Molly (Millie Perkins) and her sister, Cathy (Vanessa Brown), have conflicting memories of their father. Molly believes he’s a brave captain lost at sea because he was too good a man to live on land. That’s what she tells her nephews, Tadd (Jean Pierre Camps) and Tripoli (Mark Livingston), and that’s what we believe until Cathy rudely corrects her in front of the children. She claims he was a drunken bum and an evil bastard. One of them is right, and if flashbacks from the women’s childhoods is considered reliable evidence, it’s Cathy.

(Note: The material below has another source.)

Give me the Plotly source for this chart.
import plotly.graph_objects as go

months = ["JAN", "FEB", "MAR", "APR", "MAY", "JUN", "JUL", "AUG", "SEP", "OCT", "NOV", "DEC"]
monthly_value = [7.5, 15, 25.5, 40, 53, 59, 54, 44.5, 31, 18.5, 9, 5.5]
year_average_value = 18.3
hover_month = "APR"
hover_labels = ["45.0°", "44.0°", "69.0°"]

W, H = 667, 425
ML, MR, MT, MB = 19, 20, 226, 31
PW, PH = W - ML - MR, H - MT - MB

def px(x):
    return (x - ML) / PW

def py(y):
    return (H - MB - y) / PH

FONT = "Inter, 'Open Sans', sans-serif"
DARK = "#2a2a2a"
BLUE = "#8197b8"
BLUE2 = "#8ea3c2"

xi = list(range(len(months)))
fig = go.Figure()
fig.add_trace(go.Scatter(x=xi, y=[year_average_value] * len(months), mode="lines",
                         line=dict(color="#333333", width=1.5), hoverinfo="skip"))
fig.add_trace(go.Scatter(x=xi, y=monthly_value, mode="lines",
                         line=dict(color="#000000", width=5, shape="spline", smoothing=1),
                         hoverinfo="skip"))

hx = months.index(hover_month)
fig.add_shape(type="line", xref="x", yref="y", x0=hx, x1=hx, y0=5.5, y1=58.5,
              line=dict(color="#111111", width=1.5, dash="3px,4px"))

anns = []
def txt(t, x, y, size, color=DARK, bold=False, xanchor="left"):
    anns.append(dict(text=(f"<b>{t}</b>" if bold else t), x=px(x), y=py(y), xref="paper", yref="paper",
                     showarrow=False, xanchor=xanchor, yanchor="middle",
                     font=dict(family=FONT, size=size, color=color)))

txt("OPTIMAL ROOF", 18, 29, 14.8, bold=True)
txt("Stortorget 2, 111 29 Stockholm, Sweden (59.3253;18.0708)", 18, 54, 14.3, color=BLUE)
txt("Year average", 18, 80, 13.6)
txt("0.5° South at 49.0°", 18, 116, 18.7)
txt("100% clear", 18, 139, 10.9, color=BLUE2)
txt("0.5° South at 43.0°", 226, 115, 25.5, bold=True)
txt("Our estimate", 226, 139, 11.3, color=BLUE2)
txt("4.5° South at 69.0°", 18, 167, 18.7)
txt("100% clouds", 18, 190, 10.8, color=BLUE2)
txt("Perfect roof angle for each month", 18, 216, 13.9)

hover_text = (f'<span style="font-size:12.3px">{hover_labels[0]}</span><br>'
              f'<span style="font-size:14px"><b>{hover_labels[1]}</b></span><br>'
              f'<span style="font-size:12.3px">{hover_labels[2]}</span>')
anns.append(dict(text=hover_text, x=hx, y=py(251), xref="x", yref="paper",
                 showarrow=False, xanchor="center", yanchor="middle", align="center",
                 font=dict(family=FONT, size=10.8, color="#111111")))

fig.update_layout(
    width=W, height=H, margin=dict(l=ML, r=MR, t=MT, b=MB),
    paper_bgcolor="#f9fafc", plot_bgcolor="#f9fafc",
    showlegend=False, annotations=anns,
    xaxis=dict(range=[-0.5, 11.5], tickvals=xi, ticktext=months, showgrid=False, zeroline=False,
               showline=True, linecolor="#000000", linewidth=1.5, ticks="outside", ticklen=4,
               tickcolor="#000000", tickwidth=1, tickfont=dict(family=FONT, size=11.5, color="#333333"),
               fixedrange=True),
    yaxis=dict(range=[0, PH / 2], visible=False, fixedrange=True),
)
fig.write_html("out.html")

The fact that Molly romanticizes her relationship with her father is only one indication of her mental state. She seems obsessed with male beauty; however, when watching two hunks working out on the beach, she imagines them dead, either hung by gymnastic rings or crushed under barbells. My interpretation is that these men didn’t really die and that Molly is not literally a witch. Later, though, when she has visions of handsome, naked men dying gruesome deaths, they’re real, sending two detectives hot on her trail.
Specifically, as she’s doing shots before going to work at a local bar, she fantasizes about two “beautiful” football players that she ties to the bedposts, encourages to climb on top of each other, and then castrates. She arrives late to her job at 10:00 and we later learn that two football players died… at 9:30. She’s similarly attracted to two other men she finds “beautiful” on television: Alexander McPeak (Stafford Morgan), an actor from a razor blade commercial, and Billy Batt (Rick Jason) an aging actor.
If we have any doubt by this point that Molly is a little unhinged, she denies that anyone has been killed unless she sees it on TV. “You can’t believe anything unless it’s on TV.” I don’t recall whose bed she’s crawling out of when she says this. She seems to be in a long-term relationship with the bar owner, Long John (Lonny Chapman), but seeks the company of McPeak, while Long John arranges for her to be company for Batt. She also doesn’t like to wear her shirt; it’s often open or gone entirely.
During the middle part of The Witch Who Came from the Sea (1976), I was texting my brother with some of the lurid details, telling him that it was an independent horror film from the 1970s that was dripping with the era. Obviously, the movie was not holding my attention. However, soon after that, as the dialogue became more ridiculous with Molly spinning further out of control, I became more intrigued. There was something raw and natural, about it, like a flowing stream of consciousness.
It reminds me in some ways of Messiah of Evil (1974), but while it shares a similar look and feel, it doesn’t have the same dark, creepy atmosphere. Witch is more blatant, while Messiah is more mysterious. As bizarre as it gets, there’s something compelling about the sisters that grounds the movie. You don’t know exactly what their childhoods were like, but we’re given enough information to imagine, and it’s psychologically fascinating how they turned out. Did Cathy share Molly’s abuse, or was she only witness to it?
At the point I was texting my brother, I would never have recommended The Witch Who Came from the Sea; however, I now believe I would. It’s rough in all the areas that normally make a polished film, but that’s what makes it sincere. More sexually explicit than gory, the screenplay by Robert Thom and direction by Matt Cimber work together to create an overall eerie experience. Cimber later directed Butterfly (1981.) I haven’t seen that one, but after watching this, I can envision him being the perfect person to make a movie starring Pia Zadora.

2026 marks the 50th anniversary of the release of The Witch Who Came from the Sea, which opened on January 2, 1976, in Corpus Christi, Texas. It’s now available on the Arrow Video Blu-ray box set, The American Horror Project Volume 1.